Le parquet de Paris a requis lundi dix ans de prison, soit la peine maximale encourue, à l'encontre du frère aîné d'un des tueurs du Bataclan, jugé à Paris pour avoir reçu un entraînement militaire au sein d'un groupe islamiste en Syrie. Au premier jour des débats, Karim Mohamed Aggad avait demandé un "procès équitable", sans "amalgame". "On choisit ses amis, pas sa famille", avait-il dit. "On n'a aucune part de responsabilité dans ce qui s'est passé. Mon frère a fait ce qu'il a fait, ça n'engage que lui."
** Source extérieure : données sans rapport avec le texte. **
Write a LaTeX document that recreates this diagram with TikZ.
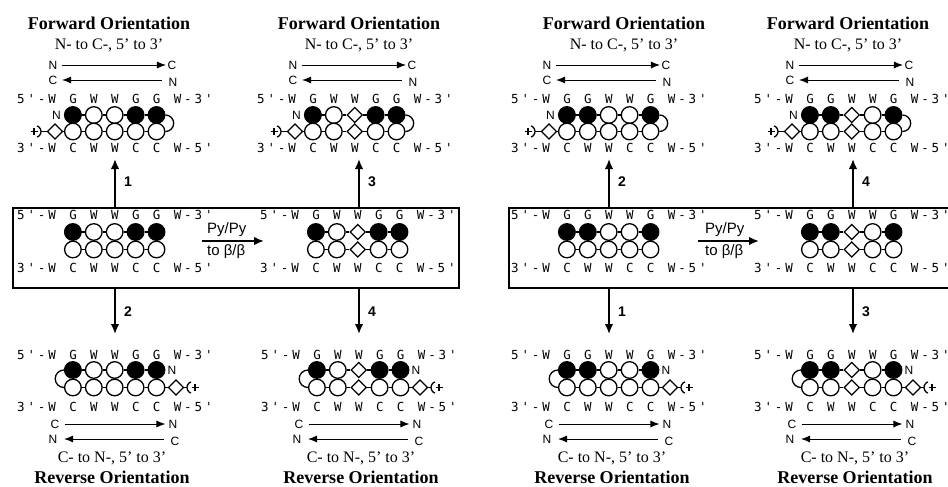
\documentclass[tikz,border=0pt]{standalone}
\usepackage{fontspec}
\setmainfont{Liberation Serif}
\setsansfont{Liberation Sans}
\newfontfamily\seqfont{DejaVu Sans Mono}
\usetikzlibrary{arrows.meta,shapes.geometric}

% evenly spaced monospace characters; a dot stands for an empty cell
\newlength\seqpitch
\setlength\seqpitch{10.45pt}
\makeatletter
\def\monostr#1{\monostr@a#1\relax}
\def\monostr@a#1{\ifx\relax#1\else\makebox[\seqpitch]{\ifx.#1\else#1\fi}\expandafter\monostr@a\fi}
\makeatother

\def\pitch{20.9}
\def\seqshift{36.6}

\tikzset{
  bead/.style={circle, draw, line width=1.3pt, minimum size=16.6pt, inner sep=0pt, fill=white},
  beadO/.style={bead},
  beadF/.style={bead, fill=black},
  beadD/.style={diamond, draw, line width=1.3pt, minimum size=15.5pt, inner sep=0pt, fill=white},
  link/.style={line width=1.3pt},
  seq/.style={inner sep=0pt, anchor=west, font=\seqfont\fontsize{12.5}{12.5}\selectfont},
  tag/.style={inner sep=0pt, font=\sffamily\fontsize{12}{12}\selectfont},
  ttl/.style={inner sep=0pt, font=\bfseries\fontsize{18}{18}\selectfont},
  subttl/.style={inner sep=0pt, font=\fontsize{16}{16}\selectfont},
  numlbl/.style={inner sep=0pt, font=\sffamily\bfseries\fontsize{14}{14}\selectfont},
  pytext/.style={inner sep=0pt, anchor=west, font=\sffamily\fontsize{15}{15}\selectfont},
  ncarrow/.style={line width=0.9pt, -{Latex[length=9pt,width=7pt]}},
  cnarrow/.style={line width=0.9pt, {Latex[length=9pt,width=7pt]}-},
  varrow/.style={line width=1.7pt, -{Latex[length=10pt,width=8.5pt]}},
  pyarrow/.style={line width=1.7pt, -{Latex[length=10pt,width=8.5pt]}},
  capline/.style={line width=1.5pt},
  panelbox/.style={draw, line width=2pt, inner sep=0pt, anchor=north west,
    minimum width=446pt, minimum height=80pt},
}

% two strands of beads, rows at #3 and #4
\newcommand\beadrows[6]{%
  \foreach \t [count=\i] in {#5} \node[bead\t] (#1-t\i) at ({#2+\pitch*\i},#3) {};
  \foreach \t [count=\i] in {#6} \node[bead\t] (#1-b\i) at ({#2+\pitch*\i},#4) {};
  \foreach \i [evaluate=\i as \j using int(\i+1)] in {1,...,4} {
    \draw[link] (#1-t\i) -- (#1-t\j);
    \draw[link] (#1-b\i) -- (#1-b\j);
  }
}

% hairpin in the forward orientation; #6 = centre of the headings
\newcommand\fwdunit[6]{%
  \node[ttl] (#1-ttl) at (#6,23) {Forward Orientation};
  \node[subttl] (#1-sub) at (#6,45) {N- to C-, 5' to 3'};
  \node[tag] (#1-n1) at ({#2+1},65) {N};
  \node[tag] (#1-c1) at ({#2+120},65) {C};
  \draw[ncarrow, shorten <=4.5pt, shorten >=1.5pt] (#1-n1.east) -- (#1-c1.west);
  \node[tag] (#1-c2) at ({#2+1},80) {C};
  \node[tag] (#1-n2) at ({#2+121},82) {N};
  \draw[cnarrow, shorten <=4.5pt, shorten >=6pt] (#1-c2.east) -- (#1-n2.west |- #1-c2.east);
  \node[seq] (#1-s5) at ({#2-\seqshift},99) {\monostr{#3}};
  \beadrows{#1}{#2}{115}{131.5}{#4}{#5}
  \node[tag] (#1-nt) at ({#2+4.5},115) {N};
  \node[beadD] (#1-d0) at ({#2+3},131.5) {};
  \draw[link] (#1-d0) -- (#1-b1);
  \coordinate (#1-cap) at ({#2-17},131.5);
  \coordinate (#1-capr) at ({#2-11},131.5);
  \draw[link] ([shift={(-70:6)}]#1-cap) arc[start angle=-70, end angle=70, radius=6];
  \draw[link] (#1-capr) -- (#1-d0);
  \draw[capline] ({#2-21.5},131.5) -- ({#2-14.5},131.5) ({#2-18},128) -- ({#2-18},135);
  \draw[link] (#1-t5.east) arc[start angle=-90, end angle=90, radius=8.25];
  \node[seq] (#1-s3) at ({#2-\seqshift},148) {\monostr{3'-W.C.W.W.C.C.W-5'}};
}

% pair of strands inside the framed panel
\newcommand\midunit[5]{%
  \node[seq] (#1-s5) at ({#2-\seqshift},215) {\monostr{#3}};
  \beadrows{#1}{#2}{232}{249.5}{#4}{#5}
  \node[seq] (#1-s3) at ({#2-\seqshift},268) {\monostr{3'-W.C.W.W.C.C.W-5'}};
}

% hairpin in the reverse orientation; #6 = centre of the headings
\newcommand\revunit[6]{%
  \node[seq] (#1-s5) at ({#2-\seqshift},355) {\monostr{#3}};
  \beadrows{#1}{#2}{370}{387.5}{#4}{#5}
  \node[tag] (#1-nt) at ({#2+120},370) {N};
  \node[beadD] (#1-d6) at ({#2+124},387.5) {};
  \draw[link] (#1-b5) -- (#1-d6);
  \coordinate (#1-cap) at ({#2+141},387.5);
  \coordinate (#1-capl) at ({#2+135},387.5);
  \draw[link] ([shift={(110:6)}]#1-cap) arc[start angle=110, end angle=250, radius=6];
  \draw[link] (#1-d6) -- (#1-capl);
  \draw[capline] ({#2+139.5},387.5) -- ({#2+146.5},387.5) ({#2+143},384) -- ({#2+143},391);
  \draw[link] (#1-t1.west) arc[start angle=-90, end angle=-270, radius=8.75];
  \node[seq] (#1-s3) at ({#2-\seqshift},407) {\monostr{3'-W.C.W.W.C.C.W-5'}};
  \node[tag] (#1-c1) at ({#2+3},424) {C};
  \node[tag] (#1-n1) at ({#2+121},424) {N};
  \draw[ncarrow, shorten <=5pt, shorten >=3pt] (#1-c1.east) -- (#1-n1.west);
  \node[tag] (#1-n2) at ({#2+1},439) {N};
  \node[tag] (#1-c2) at ({#2+123},441) {C};
  \draw[cnarrow, shorten <=6.5pt, shorten >=6pt] (#1-n2.east) -- (#1-c2.west |- #1-n2.east);
  \node[subttl] (#1-sub) at (#6,458) {C- to N-, 5' to 3'};
  \node[ttl] (#1-ttl) at (#6,477.5) {Reverse Orientation};
}

% arrows from the panel to a hairpin, with its number
\newcommand\steparrowup[4]{%
  \coordinate (#1) at (#2,159);
  \draw[varrow] (#3.north -| #1) -- (#1);
  \node[numlbl] (#1-lbl) at ({#2+13},182) {#4};
}
\newcommand\steparrowdown[4]{%
  \coordinate (#1) at (#2,334);
  \draw[varrow] (#3.south -| #1) -- (#1);
  \node[numlbl] (#1-lbl) at ({#2+13},312) {#4};
}

\begin{document}
\begin{tikzpicture}[x=1pt, y=-1pt]
\useasboundingbox (0,0) rectangle (948,487);

% ---------- left panel ----------
\node[panelbox] (boxA) at (12,207) {};
\midunit{A1m}{52}{5'-W.G.W.W.G.G.W-3'}{F,O,O,F,F}{O,O,O,O,O}
\midunit{A2m}{295}{5'-W.G.W.W.G.G.W-3'}{F,O,D,F,F}{O,O,D,O,O}
\coordinate (pyA-l) at (202,241);
\coordinate (pyA-r) at (264,241);
\draw[pyarrow] (pyA-l) -- (pyA-r);
\node[pytext] (pyA-t) at (207,230) {Py/Py};
\node[pytext] (pyA-b) at (207,252) {to β/β};

\fwdunit{A1f}{52}{5'-W.G.W.W.G.G.W-3'}{F,O,O,F,F}{O,O,O,O,O}{109}
\fwdunit{A2f}{292}{5'-W.G.W.W.G.G.W-3'}{F,O,D,F,F}{O,O,D,O,O}{359}
\revunit{A1r}{52}{5'-W.G.W.W.G.G.W-3'}{F,O,O,F,F}{O,O,O,O,O}{112}
\revunit{A2r}{296}{5'-W.G.W.W.G.G.W-3'}{F,O,D,F,F}{O,O,D,O,O}{361}

\steparrowup{a1up}{115}{boxA}{1}
\steparrowup{a2up}{359}{boxA}{3}
\steparrowdown{a1dn}{115}{boxA}{2}
\steparrowdown{a2dn}{359}{boxA}{4}

% ---------- right panel ----------
\node[panelbox] (boxB) at (508,207) {};
\midunit{B1m}{546}{5'-W.G.G.W.W.G.W-3'}{F,F,O,O,F}{O,O,O,O,O}
\midunit{B2m}{789}{5'-W.G.G.W.W.G.W-3'}{F,F,D,O,F}{O,O,D,O,O}
\coordinate (pyB-l) at (698,241);
\coordinate (pyB-r) at (759,241);
\draw[pyarrow] (pyB-l) -- (pyB-r);
\node[pytext] (pyB-t) at (705,230) {Py/Py};
\node[pytext] (pyB-b) at (705,252) {to β/β};

\fwdunit{B1f}{546}{5'-W.G.G.W.W.G.W-3'}{F,F,O,O,F}{O,O,O,O,O}{624}
\fwdunit{B2f}{789}{5'-W.G.G.W.W.G.W-3'}{F,F,D,O,F}{O,O,D,O,O}{848}
\revunit{B1r}{546}{5'-W.G.G.W.W.G.W-3'}{F,F,O,O,F}{O,O,O,O,O}{612}
\revunit{B2r}{789}{5'-W.G.G.W.W.G.W-3'}{F,F,D,O,F}{O,O,D,O,O}{855}

\steparrowup{b1up}{609}{boxB}{2}
\steparrowup{b2up}{853}{boxB}{4}
\steparrowdown{b1dn}{609}{boxB}{1}
\steparrowdown{b2dn}{853}{boxB}{3}
\end{tikzpicture}
\end{document}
Sont jugés dans cette affaire sept Alsaciens, soupçonnés d'avoir participé en 2013 et 2014 à une filière d'acheminement de candidats au djihad vers la Syrie, et d'avoir reçu un entraînement militaire dans ce pays. Le procureur a requis dix ans de prison à l'encontre de trois autres prévenus, huit ans pour les trois derniers, et demandé que toutes les peines soient assorties d'une période de sûreté des deux tiers, avec un maintien en détention.
Une distinction faite en fonction du temps passé sur place : un mois de moins pour ceux envers lesquels il a été plus clément. "Ce sont des peines lourdes qui sont requises, j'en ai bien conscience", a déclaré le procureur Nicolas Le Bris. Mais "ce sont des faits extrêmement graves" qui sont jugés, a-t-il estimé. "On a des gens, et ça ressort des écoutes, qui ont été au front." Ce groupe d'Alsaciens, âgés de 24 à 27 ans, a rejoint la Syrie fin 2013 via la Turquie avec l'aide du "recruteur" présumé Mourad Fares, avant de rentrer en France en ordre dispersé début 2014.
"LE PROCÈS DE LA PEUR"
Tous reconnaissent s'être rendus en Syrie, mais contestent avoir voulu y mener le djihad armé, et disent avoir été piégés. Certains assurent que ce voyage avait "un but d'humanité", et visait à "aider leurs frères Syriens". D'autres, comme Karim Mohamed Aggad, disent avoir eu pour seule intention de combattre le régime de Bachar al Assad. Une ligne de défense qui n'a pas convaincu le procureur. "Ce départ, programmé, a bien une connotation religieuse", a-t-il estimé lundi, citant notamment des écoutes téléphoniques en ce sens et des documents "djihadistes" retrouvés dans les ordinateurs et téléphones des prévenus.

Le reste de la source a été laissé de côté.